▶ Task details
Please list all lines of the material below in which the string "with" occurs.

▶ Data rows
____________

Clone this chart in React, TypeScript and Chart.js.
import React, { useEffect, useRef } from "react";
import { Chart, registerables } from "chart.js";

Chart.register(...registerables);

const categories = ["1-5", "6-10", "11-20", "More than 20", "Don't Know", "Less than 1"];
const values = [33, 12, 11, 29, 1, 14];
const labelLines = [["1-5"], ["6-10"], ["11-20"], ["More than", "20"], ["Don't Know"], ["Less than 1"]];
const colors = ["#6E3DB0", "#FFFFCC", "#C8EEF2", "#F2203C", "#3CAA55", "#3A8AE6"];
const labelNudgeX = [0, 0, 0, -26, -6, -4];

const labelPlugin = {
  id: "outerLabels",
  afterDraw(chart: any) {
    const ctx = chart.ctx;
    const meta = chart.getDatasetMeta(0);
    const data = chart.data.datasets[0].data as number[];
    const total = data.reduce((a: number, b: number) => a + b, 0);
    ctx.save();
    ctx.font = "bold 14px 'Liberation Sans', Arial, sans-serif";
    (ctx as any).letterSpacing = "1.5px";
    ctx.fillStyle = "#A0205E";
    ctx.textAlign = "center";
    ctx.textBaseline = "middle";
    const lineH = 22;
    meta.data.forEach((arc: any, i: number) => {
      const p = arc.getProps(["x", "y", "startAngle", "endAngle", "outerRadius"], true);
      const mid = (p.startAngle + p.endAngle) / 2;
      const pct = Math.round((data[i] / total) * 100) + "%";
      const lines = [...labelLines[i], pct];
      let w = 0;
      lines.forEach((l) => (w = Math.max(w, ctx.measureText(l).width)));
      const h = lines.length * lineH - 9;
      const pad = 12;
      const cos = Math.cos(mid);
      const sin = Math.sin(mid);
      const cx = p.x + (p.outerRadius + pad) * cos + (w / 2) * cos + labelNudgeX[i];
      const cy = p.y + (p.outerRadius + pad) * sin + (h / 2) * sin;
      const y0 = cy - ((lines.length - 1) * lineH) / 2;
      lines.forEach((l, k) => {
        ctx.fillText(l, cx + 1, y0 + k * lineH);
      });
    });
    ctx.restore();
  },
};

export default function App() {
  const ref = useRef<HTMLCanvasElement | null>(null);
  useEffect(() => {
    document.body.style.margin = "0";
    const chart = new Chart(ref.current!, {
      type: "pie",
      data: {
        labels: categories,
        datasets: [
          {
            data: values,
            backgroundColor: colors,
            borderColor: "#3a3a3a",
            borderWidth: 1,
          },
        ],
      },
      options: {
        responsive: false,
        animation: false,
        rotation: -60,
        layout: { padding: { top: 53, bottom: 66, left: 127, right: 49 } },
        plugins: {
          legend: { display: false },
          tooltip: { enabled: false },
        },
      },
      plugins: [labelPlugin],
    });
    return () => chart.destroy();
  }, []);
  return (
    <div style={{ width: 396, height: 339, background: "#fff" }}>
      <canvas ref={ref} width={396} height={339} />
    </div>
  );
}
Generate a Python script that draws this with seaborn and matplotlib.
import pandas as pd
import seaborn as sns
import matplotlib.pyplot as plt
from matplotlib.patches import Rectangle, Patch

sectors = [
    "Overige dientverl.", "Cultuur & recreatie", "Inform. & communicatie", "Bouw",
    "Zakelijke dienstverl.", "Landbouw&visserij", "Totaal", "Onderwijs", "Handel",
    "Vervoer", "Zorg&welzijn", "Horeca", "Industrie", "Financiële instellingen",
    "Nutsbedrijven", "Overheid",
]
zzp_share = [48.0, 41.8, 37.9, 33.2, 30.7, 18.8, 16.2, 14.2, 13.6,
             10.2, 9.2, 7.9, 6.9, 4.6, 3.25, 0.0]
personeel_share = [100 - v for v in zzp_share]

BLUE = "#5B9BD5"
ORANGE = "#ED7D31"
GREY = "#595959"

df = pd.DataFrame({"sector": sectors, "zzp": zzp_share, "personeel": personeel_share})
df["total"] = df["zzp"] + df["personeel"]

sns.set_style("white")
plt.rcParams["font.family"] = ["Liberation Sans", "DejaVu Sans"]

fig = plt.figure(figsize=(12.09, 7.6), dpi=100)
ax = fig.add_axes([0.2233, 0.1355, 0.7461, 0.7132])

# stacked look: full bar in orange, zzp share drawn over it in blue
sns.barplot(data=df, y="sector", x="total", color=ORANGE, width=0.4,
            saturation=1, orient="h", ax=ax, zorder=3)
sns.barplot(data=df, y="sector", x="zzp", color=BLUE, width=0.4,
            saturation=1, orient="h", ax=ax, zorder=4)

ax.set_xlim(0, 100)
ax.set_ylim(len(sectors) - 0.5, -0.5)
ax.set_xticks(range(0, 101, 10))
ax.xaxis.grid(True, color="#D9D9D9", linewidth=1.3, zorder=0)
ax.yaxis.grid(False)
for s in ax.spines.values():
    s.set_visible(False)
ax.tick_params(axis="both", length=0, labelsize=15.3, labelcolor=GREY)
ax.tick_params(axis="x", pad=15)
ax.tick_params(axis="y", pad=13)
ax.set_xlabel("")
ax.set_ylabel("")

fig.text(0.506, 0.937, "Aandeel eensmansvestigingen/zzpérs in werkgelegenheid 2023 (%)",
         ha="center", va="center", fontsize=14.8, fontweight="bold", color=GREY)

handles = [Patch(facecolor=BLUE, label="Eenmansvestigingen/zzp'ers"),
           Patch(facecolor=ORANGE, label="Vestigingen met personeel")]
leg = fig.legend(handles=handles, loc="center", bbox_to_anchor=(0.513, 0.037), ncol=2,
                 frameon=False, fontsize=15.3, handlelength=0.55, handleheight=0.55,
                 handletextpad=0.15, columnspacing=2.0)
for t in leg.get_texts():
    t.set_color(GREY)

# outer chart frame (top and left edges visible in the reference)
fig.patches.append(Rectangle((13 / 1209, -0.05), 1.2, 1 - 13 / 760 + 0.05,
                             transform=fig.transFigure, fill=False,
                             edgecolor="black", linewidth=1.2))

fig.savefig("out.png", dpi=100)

____________

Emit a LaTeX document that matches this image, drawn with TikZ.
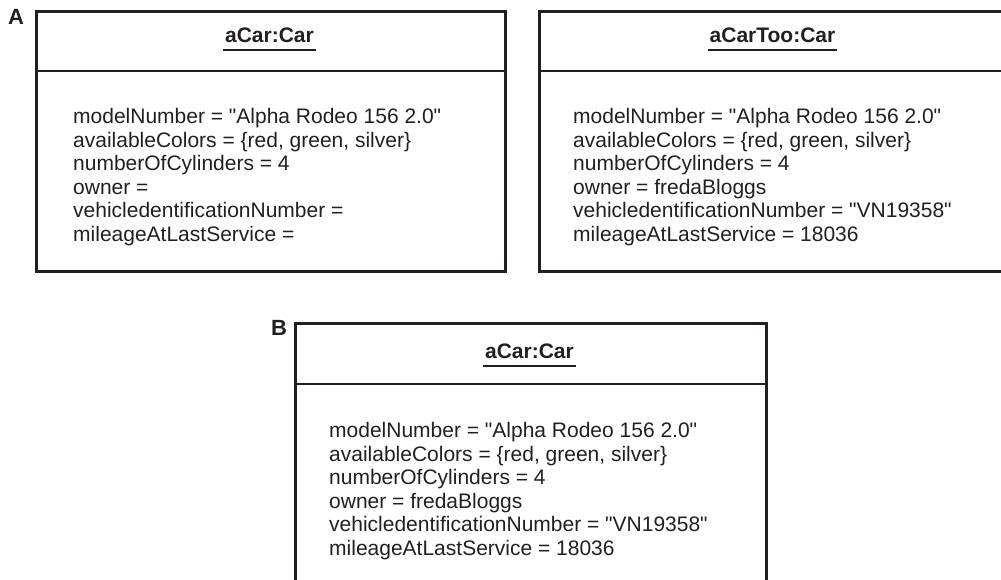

____________

▶ Correct output
Generate a Python script that draws this with seaborn and matplotlib.
Emit a LaTeX document that matches this image, drawn with TikZ.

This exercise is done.